Cory analysed this desire with much psychobabbly crap, telling me how egocentric and selfish I was being; how self-destructive and blah blah blah; she wanted to take the bus.
I bit my lip, trying my best not to ‘Groucho’ her with:
“You want to be on the stage? It leaves in ten minutes!”
But then, on the noticeboard, we both saw the card declaring its author’s interest in recruiting young people to sail on his yacht.
We looked at each other and called the number.
Even at that tender age, I had learned much whilst travelling, and three things in particular:
First: that happiness is more than feeling content; more than a mere absence of problems. Joy is an active feeling. Happiness pumps your blood, so never settle for less.
Second: that sometimes, if it looks too good to be true, it might just be true.
Third: that unless your cold sad lazy arse gets out of bed, you’ll never know. Gotta be in it to win it. Carpe bleedin’ diem, and all that.
Early the next morning we met with a small grey-haired man called Morris.
At first my naive macho suspicions felt he might be a bit of a dirty old man with an unhealthy interest in Cory, but I couldn’t have been more wrong.
Indeed, he and Cory ended up spending much time together, but that was because I was, as Cory loved to point out, egocentric.
But really, who wouldn’t have been?
For two New Zealand dollars a day, which covered sumptuous board and comfy lodging, Morris would sail us out of Auckland and into the Hauraki Gulf for two weeks.
A retired schoolteacher, he had hand built the stunningly beautiful Celeste, his 38 foot yacht, and now he wanted to teach people like us how to sail her; how to live on the water.
He loved all things natural with a vast and patient passion, and sailing, he felt, was entirely natural. Morris hated the sound of an engine on the water, and by the end of the first week under sail, so did we.
He showed Cory how to tie knots, raise sails, and all that malarkey; he showed her how to steer for the birds when she wanted to catch dinner. We threw lines over, reeled in lovely large fish, and then went to shore on the dinghy. One of us set the fire and the barbie going, while Morris took the other on a trail along the cliffs, the dunes, the rocks, where he showed great depth in knowledge and understanding of all the flora and fauna.
Cory found it fascinating, as I would now, at this point of my life.
But I owed neither of them, and was in my own place.
Two months earlier, I had jumped out of a career in marketing, and had since travelled to the Bahamas, America, Polynesia, and within 24 hours of arriving in New Zealand, I was there.
Sitting cross-legged on deck in the still of sunrise, while Cory and Morris still slumbered below.
A fine mist rising off the South Pacific waters.
Narry a ripple disturbing the bay wherein we moored.
It wasn’t that I didn’t want to learn from Morris’ monumental scholarship and experience.
Simply, I felt happy.
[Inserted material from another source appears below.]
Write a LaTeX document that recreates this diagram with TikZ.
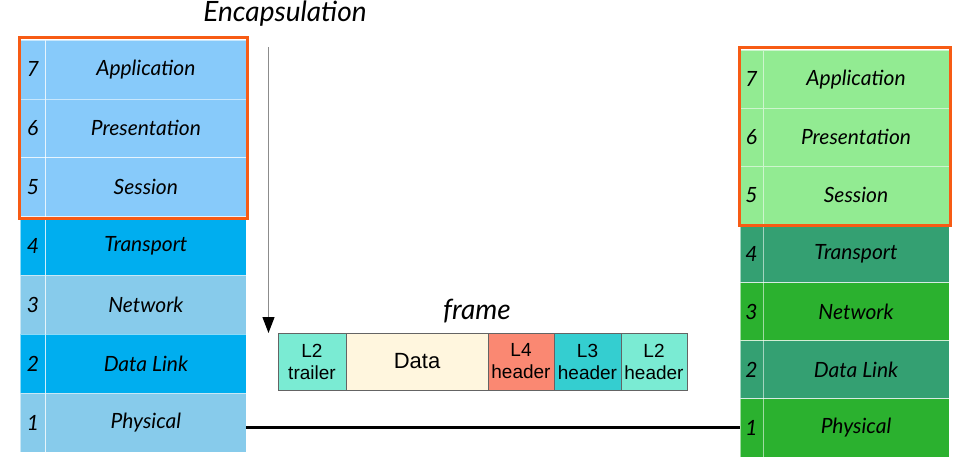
\documentclass[tikz,border=0pt]{standalone}
\usepackage{fontspec}
\setmainfont{Liberation Sans}
\newfontfamily\handfont{Lato}
\usetikzlibrary{arrows.meta,positioning}

\begin{document}
\begin{tikzpicture}[x=1pt,y=-1pt,line cap=rect,
    hand/.style={font=\handfont\itshape\fontsize{21}{21}\selectfont},
    numcell/.style={hand,draw=white,draw opacity=0.55,line width=0.7pt,inner sep=0pt,outer sep=0pt,anchor=north west},
    lnum/.style={numcell,minimum width=25.7pt,minimum height=58.86pt},
    lname/.style={lnum,minimum width=200.3pt},
    rnum/.style={numcell,minimum width=23pt,minimum height=58.14pt},
    rname/.style={rnum,minimum width=186pt},
    hilite/.style={draw=custcol_orange,line width=3pt},
    pdu/.style={draw=custcol_border,line width=0.8pt,inner sep=0pt,outer sep=0pt,minimum height=57pt,
        align=center,font=\fontsize{19}{22}\selectfont},
    encarrow/.style={draw=custcol_gray,line width=1.2pt,-{Triangle[color=black,length=16pt,width=12pt]}}]
    \definecolor{custcol_lb_top}{RGB}{135, 202, 250}
    \definecolor{custcol_lb_dark}{RGB}{0, 174, 239}
    \definecolor{custcol_lb_mid}{RGB}{135, 203, 235}
    \definecolor{custcol_gr_top}{RGB}{146, 235, 146}
    \definecolor{custcol_gr_dark}{RGB}{52, 160, 114}
    \definecolor{custcol_gr_mid}{RGB}{43, 177, 47}
    \definecolor{custcol_orange}{RGB}{247, 91, 20}
    \definecolor{custcol_gray}{RGB}{140, 140, 140}
    \definecolor{custcol_border}{RGB}{100, 100, 100}
    \definecolor{custcol_aqua}{RGB}{122, 235, 211}
    \definecolor{custcol_data}{RGB}{255, 246, 222}
    \definecolor{custcol_salmon}{RGB}{250, 136, 114}
    \definecolor{custcol_turq}{RGB}{52, 206, 208}
    \useasboundingbox (0,0) rectangle (964,468);
    % sending stack
    \foreach \n/\name/\col [count=\i from 0] in {7/Application/custcol_lb_top,6/Presentation/custcol_lb_top,
        5/Session/custcol_lb_top,4/Transport/custcol_lb_dark,3/Network/custcol_lb_mid,
        2/Data Link/custcol_lb_dark,1/Physical/custcol_lb_mid}{
        \node[lnum,fill=\col] (LN\n) at (20,40+\i*58.86) {\n};
        \node[lname,fill=\col] (L\n) at (LN\n.north east) {\name};
    }
    \draw[hilite] ([xshift=-1pt,yshift=2pt]LN7.north west) rectangle ([xshift=1pt,yshift=-2pt]L5.south east);
    % receiving stack
    \foreach \n/\name/\col [count=\i from 0] in {7/Application/custcol_gr_top,6/Presentation/custcol_gr_top,
        5/Session/custcol_gr_top,4/Transport/custcol_gr_dark,3/Network/custcol_gr_mid,
        2/Data Link/custcol_gr_dark,1/Physical/custcol_gr_mid}{
        \node[rnum,fill=\col] (RN\n) at (740,50+\i*58.14) {\n};
        \node[rname,fill=\col] (R\n) at (RN\n.north east) {\name};
    }
    \draw[hilite] ([xshift=-1pt,yshift=2pt]RN7.north west) rectangle ([xshift=1pt,yshift=-1pt]R5.south east);
    % medium
    \draw[line width=3pt,line cap=butt] (L1.east |- RN1.west) -- (RN1.west);
    % encapsulation
    \node[hand,font=\handfont\itshape\fontsize{28}{28}\selectfont] (enc) at (285,14) {Encapsulation};
    \coordinate (enctop) at (268.5,48);
    \coordinate (encbot) at (268.5,333);
    \draw[encarrow] (enctop) -- (encbot);
    % frame
    \node[pdu,fill=custcol_aqua,minimum width=68pt,anchor=north west] (trailer) at (278,333) {L2\\trailer};
    \node[pdu,fill=custcol_data,minimum width=142pt,right=0pt of trailer,font=\fontsize{22}{22}\selectfont] (data) {Data};
    \node[pdu,fill=custcol_salmon,minimum width=66pt,right=0pt of data] (h4) {L4\\header};
    \node[pdu,fill=custcol_turq,minimum width=67pt,right=0pt of h4] (h3) {L3\\header};
    \node[pdu,fill=custcol_aqua,minimum width=66pt,right=0pt of h3] (h2) {L2\\header};
    \node[hand,font=\handfont\itshape\fontsize{28}{28}\selectfont] (framelbl) at (477,311) {frame};
\end{tikzpicture}
\end{document}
I felt calm and complete and thankful, all at the same time. Surrounded by subtropical splendour and safe as houses, in the arms of an expert, and what I knew then, and know still to this day, is a balanced universe.
Sometimes it can be wonderfully and generously benign.
At others, darkly cruel.
But you never know, and unless you get out of bed, you’ll never find out.